Pull every line of the entries that has the word "this".

BEGIN

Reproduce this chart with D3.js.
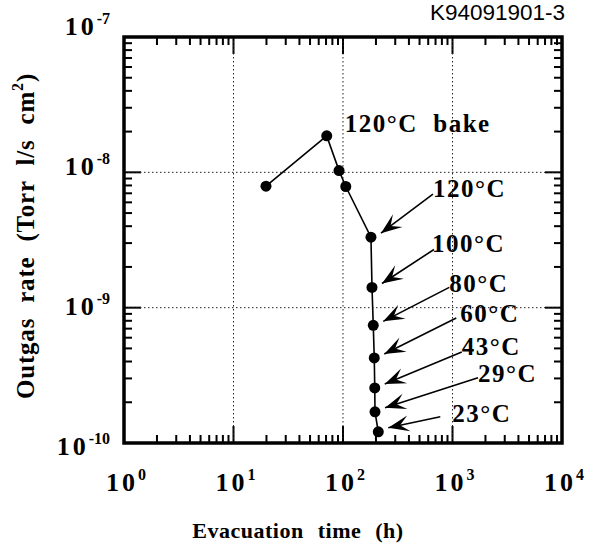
<!DOCTYPE html>
<html>
  <head>
    <script src="https://d3js.org/d3.v7.min.js"></script>
    <style>
      body { margin: 0; background: #fff; }
      text { font-family: "Liberation Serif", "Times New Roman", serif; font-weight: bold; fill: #000; }
    </style>
  </head>
  <body>
    <div id="chart"></div>
    <script>
      // evacuation time (h) and outgas rate (Torr l/s cm2)
      const hours = [19.8, 71, 92, 106, 180, 184, 189, 193, 195, 196, 210];
      const rates = [7.9e-9, 1.86e-8, 1.03e-8, 7.86e-9, 3.32e-9, 1.41e-9, 7.4e-10, 4.25e-10, 2.55e-10, 1.7e-10, 1.21e-10];

      // temperature steps, annotating points 4..10
      const tempLabels = ["120°C", "100°C", "80°C", "60°C", "43°C", "29°C", "23°C"];
      const firstTempIndex = 4;
      const bakeLabel = "120°C  bake";
      const bakeIndex = 1;

      const xTickExps = [0, 1, 2, 3, 4];
      const yTickExps = [-10, -9, -8, -7];
      const minorSteps = [1, 2, 3, 4, 5, 6, 7, 8, 9];

      // label placement relative to its point: [dx, dy, arrowStartDx, arrowStartDy]
      const labelLayout = [
        [62, -40, 0, -3],
        [60, -35, 2, -3],
        [76, -33, 0, -5],
        [86, -36, -4, -4],
        [87, -33, 0, -3],
        [103, -30, 0, -4],
        [74, -10, -12, -5],
      ];

      const pLeft = 124, pRight = 562, pTop = 37, pBottom = 443;

      const svg = d3.select("#chart").append("svg").attr("width", 600).attr("height", 549);

      const x = d3.scaleLog().domain([1, 1e4]).range([pLeft, pRight]);
      const y = d3.scaleLog().domain([1e-10, 1e-7]).range([pBottom, pTop]);
      // tick labels in the scan sit on a slightly wider spacing than the grid
      const yLab = d3.scaleLog().domain([1e-10, 1e-7]).range([455, 35]);

      // inward ticks first, same way as the test that rendered
      const logSteps = (exps) =>
        exps.slice(0, -1).flatMap((e) => minorSteps.map((m) => ({ v: m * Math.pow(10, e), major: m === 1 })));
      const xTicks = logSteps(xTickExps).filter((t) => t.v > 1.5);
      const yTicks = logSteps(yTickExps).filter((t) => t.v > 1.5e-10);
      const tLen = (t) => (t.major ? 17 : 8);

      svg.append("g").selectAll("rect")
        .data(xTicks)
        .join("rect")
        .attr("x", (t) => x(t.v) - 1)
        .attr("y", (t) => pBottom - tLen(t))
        .attr("width", 2)
        .attr("height", (t) => tLen(t))
        .attr("fill", "black");
      svg.append("g").selectAll("rect")
        .data(xTicks)
        .join("rect")
        .attr("x", (t) => x(t.v) - 1)
        .attr("y", pTop)
        .attr("width", 2)
        .attr("height", (t) => tLen(t))
        .attr("fill", "black");
      svg.append("g").selectAll("rect")
        .data(yTicks)
        .join("rect")
        .attr("x", pLeft)
        .attr("y", (t) => y(t.v) - 1)
        .attr("width", (t) => tLen(t))
        .attr("height", 2)
        .attr("fill", "black");
      svg.append("g").selectAll("rect")
        .data(yTicks)
        .join("rect")
        .attr("x", (t) => pRight - tLen(t))
        .attr("y", (t) => y(t.v) - 1)
        .attr("width", (t) => tLen(t))
        .attr("height", 2)
        .attr("fill", "black");

      // dotted decade grid
      const grid = svg.append("g").attr("stroke", "#222").attr("stroke-width", 1).attr("stroke-dasharray", "1.5,2.5");
      grid.selectAll("line.gx")
        .data(xTickExps.slice(1, -1))
        .join("line")
        .attr("class", "gx")
        .attr("x1", (d) => x(Math.pow(10, d)))
        .attr("x2", (d) => x(Math.pow(10, d)))
        .attr("y1", pTop)
        .attr("y2", pBottom);
      grid.selectAll("line.gy")
        .data(yTickExps.slice(1, -1))
        .join("line")
        .attr("class", "gy")
        .attr("x1", pLeft)
        .attr("x2", pRight)
        .attr("y1", (d) => y(Math.pow(10, d)))
        .attr("y2", (d) => y(Math.pow(10, d)));

      svg.append("rect")
        .attr("x", pLeft)
        .attr("y", pTop)
        .attr("width", pRight - pLeft)
        .attr("height", pBottom - pTop)
        .attr("fill", "none")
        .attr("stroke", "#000")
        .attr("stroke-width", 3.5);

      // tick labels
      const xl = svg.append("g").selectAll("text")
        .data(xTickExps)
        .join("text")
        .attr("x", (d) => x(Math.pow(10, d)) + 2)
        .attr("y", 491)
        .attr("text-anchor", "middle");
      xl.append("tspan").attr("font-size", 26).attr("letter-spacing", 3).text("10");
      xl.append("tspan").attr("font-size", 16).attr("dy", -11).text((d) => d);

      const yl = svg.append("g").selectAll("text")
        .data(yTickExps)
        .join("text")
        .attr("x", 110)
        .attr("y", (d) => yLab(Math.pow(10, d)))
        .attr("text-anchor", "end");
      yl.append("tspan").attr("font-size", 26).attr("letter-spacing", 3).text("10");
      yl.append("tspan").attr("font-size", 16).attr("dy", -11).text((d) => d);

      // axis titles
      svg.append("text")
        .attr("x", 298)
        .attr("y", 538)
        .attr("text-anchor", "middle")
        .attr("font-size", 22)
        .attr("word-spacing", 8)
        .attr("letter-spacing", 0.5)
        .text("Evacuation time (h)");

      const yt = svg.append("text")
        .attr("transform", "translate(34,236) rotate(-90)")
        .attr("text-anchor", "middle")
        .attr("font-size", 25)
        .attr("word-spacing", 8)
        .attr("letter-spacing", 0.8);
      yt.append("tspan").text("Outgas rate (Torr l/s cm");
      yt.append("tspan").attr("font-size", 16).attr("dy", -11).text("2");
      yt.append("tspan").attr("dy", 11).text(")");

      svg.append("text")
        .attr("x", 565)
        .attr("y", 20)
        .attr("text-anchor", "end")
        .style("font-family", "'Liberation Sans', Arial, sans-serif")
        .style("font-weight", "normal")
        .attr("font-size", 22.5)
        .text("K94091901-3");

      // data line and markers
      const pts = hours.map((h, i) => [h, rates[i]]);
      svg.append("path")
        .datum(pts)
        .attr("fill", "none")
        .attr("stroke", "#000")
        .attr("stroke-width", 1.6)
        .attr("d", d3.line().x((d) => x(d[0])).y((d) => y(d[1])));
      svg.append("g").selectAll("circle")
        .data(pts)
        .join("circle")
        .attr("cx", (d) => x(d[0]))
        .attr("cy", (d) => y(d[1]))
        .attr("r", 5.5)
        .attr("fill", "#000");

      // bake label
      svg.append("text")
        .attr("x", x(hours[bakeIndex]) + 18)
        .attr("y", y(rates[bakeIndex]) - 4)
        .attr("font-size", 25)
        .attr("letter-spacing", 1.5)
        .style("white-space", "pre")
        .text(bakeLabel);

      // temperature labels with arrows
      const notes = tempLabels.map((t, k) => {
        const i = firstTempIndex + k;
        const px = x(hours[i]), py = y(rates[i]);
        const [dx, dy, sdx, sdy] = labelLayout[k];
        return { t, lx: px + dx, ly: py + dy, sx: px + dx + sdx, sy: py + dy + sdy, tx: px + 10, ty: py - 4 };
      });

      const ann = svg.append("g");
      ann.selectAll("line")
        .data(notes)
        .join("line")
        .attr("x1", (d) => d.sx)
        .attr("y1", (d) => d.sy)
        .attr("x2", (d) => d.tx)
        .attr("y2", (d) => d.ty)
        .attr("stroke", "#000")
        .attr("stroke-width", 1.6);
      ann.selectAll("path")
        .data(notes)
        .join("path")
        .attr("d", "M0,0 L-21,-8 L-12,0 L-21,8 Z")
        .attr("fill", "#000")
        .attr("transform", (d) => {
          const a = (Math.atan2(d.ty - d.sy, d.tx - d.sx) * 180) / Math.PI;
          return `translate(${d.tx},${d.ty}) rotate(${a})`;
        });
      ann.selectAll("text")
        .data(notes)
        .join("text")
        .attr("x", (d) => d.lx)
        .attr("y", (d) => d.ly)
        .attr("font-size", 25)
        .attr("letter-spacing", 1.5)
        .text((d) => d.t);
    </script>
  </body>
</html>
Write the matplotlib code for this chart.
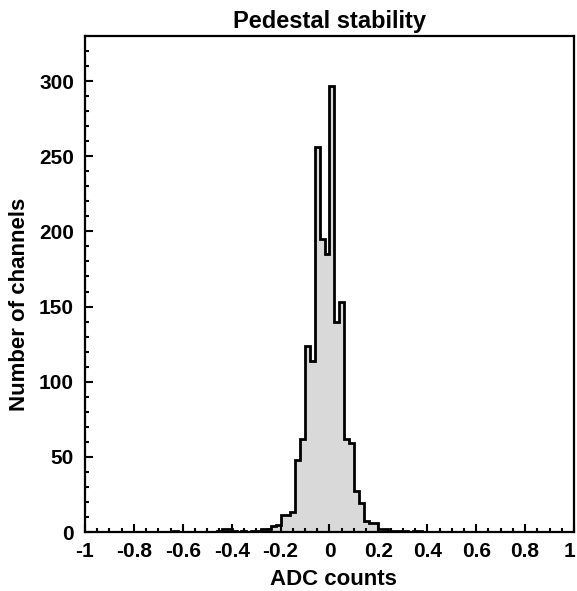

END

Exercise answer:
Reproduce this chart with D3.js.
Write the matplotlib code for this chart.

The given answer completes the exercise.